● EXERCISE: Output every line exactly as written. Leave out pictures.

● GIVEN DATA:
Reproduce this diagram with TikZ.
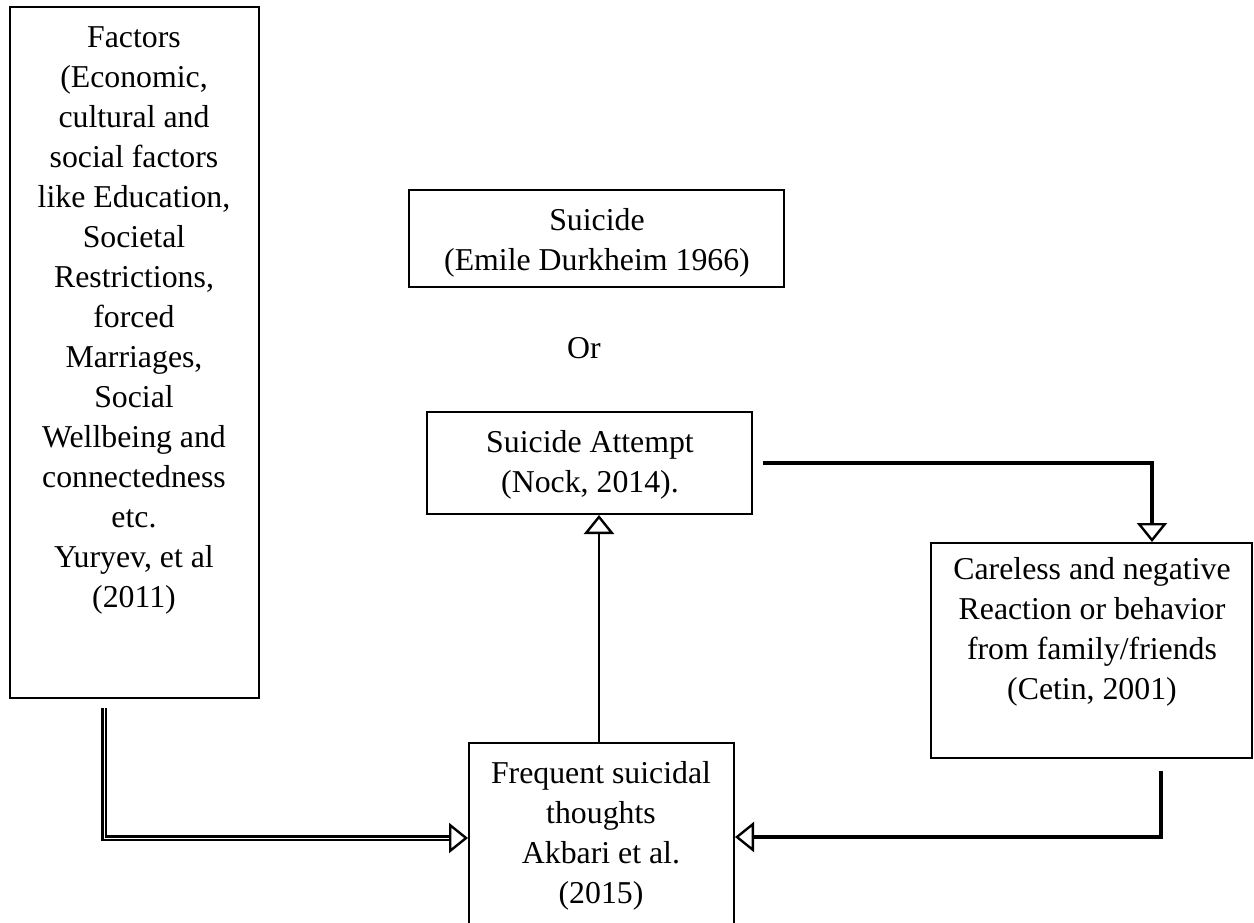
\documentclass[tikz,border=0pt]{standalone}
\usepackage{fontspec}
\setmainfont{Liberation Serif}
\usetikzlibrary{arrows.meta,fit}
\begin{document}
\begin{tikzpicture}[x=0.5pt,y=-0.5pt,
  box/.style={draw, line width=1pt, inner sep=0pt},
  txt/.style={align=center, font=\fontsize{15.9}{20}\selectfont, inner sep=0pt, anchor=base},
  opentip/.style={-{Triangle[open,length=9.5pt,width=15pt,line width=1.2pt]}},
  thickline/.style={line width=2.3pt},
  dbl/.style={line width=1.1pt, double, double distance=0.5pt}]
\useasboundingbox (0,0) rectangle (1254,922);
\clip (0,0) rectangle (1254,922);
% boxes
\node[box, fit={(10,7) (259,698)}] (factors) {};
\node[box, fit={(409,190) (784,287)}] (suicide) {};
\node[box, fit={(427,412) (752,514)}] (attempt) {};
\node[box, fit={(931,543) (1252,758)}] (careless) {};
\node[box, fit={(469,743) (734,940)}] (freq) {};
% texts (anchor = baseline of last line)
\node[txt] (tfactors) at (134,607) {Factors\\(Economic,\\cultural and\\social factors\\like Education,\\Societal\\Restrictions,\\forced\\Marriages,\\Social\\Wellbeing and\\connectedness\\etc.\\Yuryev, et al\\(2011)};
\node[txt] (tsuicide) at (597,270) {Suicide\\(Emile Durkheim 1966)};
\node[txt] (tor) at (584,358) {Or};
\node[txt] (tattempt) at (590,492) {Suicide Attempt\\(Nock, 2014).};
\node[txt] (tcareless) at (1092,699) {Careless and negative\\Reaction or behavior\\from family/friends\\(Cetin, 2001)};
\node[txt] (tfreq) at (601,903) {Frequent suicidal\\thoughts\\Akbari et al.\\(2015)};
% connectors
\coordinate (lstart) at (104,708);
\coordinate (lturn) at (104,838);
\coordinate (ltipbase) at (450,838);
\draw[dbl] (lstart) -- (lturn) -- (ltipbase);
\draw[opentip] (ltipbase) -- (freq.west |- lturn);
\coordinate (upx) at (599,0);
\draw[line width=1.2pt, opentip] (upx |- freq.north) -- (upx |- attempt.south);
\coordinate (astart) at (763,463);
\coordinate (aend) at (1152,0);
\draw[thickline, opentip] (astart) -| (aend |- careless.north);
\coordinate (rstart) at (1161,771);
\coordinate (rturn) at (1161,837);
\draw[thickline, opentip] (rstart) -- (rturn) -- (freq.east |- rturn);
\end{tikzpicture}
\end{document}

● SOLUTION TO THIS TASK:
Reproduce this diagram with TikZ.
\documentclass[tikz,border=0pt]{standalone}
\usepackage{fontspec}
\setmainfont{Liberation Serif}
\usetikzlibrary{arrows.meta,fit}
\begin{document}
\begin{tikzpicture}[x=0.5pt,y=-0.5pt,
  box/.style={draw, line width=1pt, inner sep=0pt},
  txt/.style={align=center, font=\fontsize{15.9}{20}\selectfont, inner sep=0pt, anchor=base},
  opentip/.style={-{Triangle[open,length=9.5pt,width=15pt,line width=1.2pt]}},
  thickline/.style={line width=2.3pt},
  dbl/.style={line width=1.1pt, double, double distance=0.5pt}]
\useasboundingbox (0,0) rectangle (1254,922);
\clip (0,0) rectangle (1254,922);
% boxes
\node[box, fit={(10,7) (259,698)}] (factors) {};
\node[box, fit={(409,190) (784,287)}] (suicide) {};
\node[box, fit={(427,412) (752,514)}] (attempt) {};
\node[box, fit={(931,543) (1252,758)}] (careless) {};
\node[box, fit={(469,743) (734,940)}] (freq) {};
% texts (anchor = baseline of last line)
\node[txt] (tfactors) at (134,607) {Factors\\(Economic,\\cultural and\\social factors\\like Education,\\Societal\\Restrictions,\\forced\\Marriages,\\Social\\Wellbeing and\\connectedness\\etc.\\Yuryev, et al\\(2011)};
\node[txt] (tsuicide) at (597,270) {Suicide\\(Emile Durkheim 1966)};
\node[txt] (tor) at (584,358) {Or};
\node[txt] (tattempt) at (590,492) {Suicide Attempt\\(Nock, 2014).};
\node[txt] (tcareless) at (1092,699) {Careless and negative\\Reaction or behavior\\from family/friends\\(Cetin, 2001)};
\node[txt] (tfreq) at (601,903) {Frequent suicidal\\thoughts\\Akbari et al.\\(2015)};
% connectors
\coordinate (lstart) at (104,708);
\coordinate (lturn) at (104,838);
\coordinate (ltipbase) at (450,838);
\draw[dbl] (lstart) -- (lturn) -- (ltipbase);
\draw[opentip] (ltipbase) -- (freq.west |- lturn);
\coordinate (upx) at (599,0);
\draw[line width=1.2pt, opentip] (upx |- freq.north) -- (upx |- attempt.south);
\coordinate (astart) at (763,463);
\coordinate (aend) at (1152,0);
\draw[thickline, opentip] (astart) -| (aend |- careless.north);
\coordinate (rstart) at (1161,771);
\coordinate (rturn) at (1161,837);
\draw[thickline, opentip] (rstart) -- (rturn) -- (freq.east |- rturn);
\end{tikzpicture}
\end{document}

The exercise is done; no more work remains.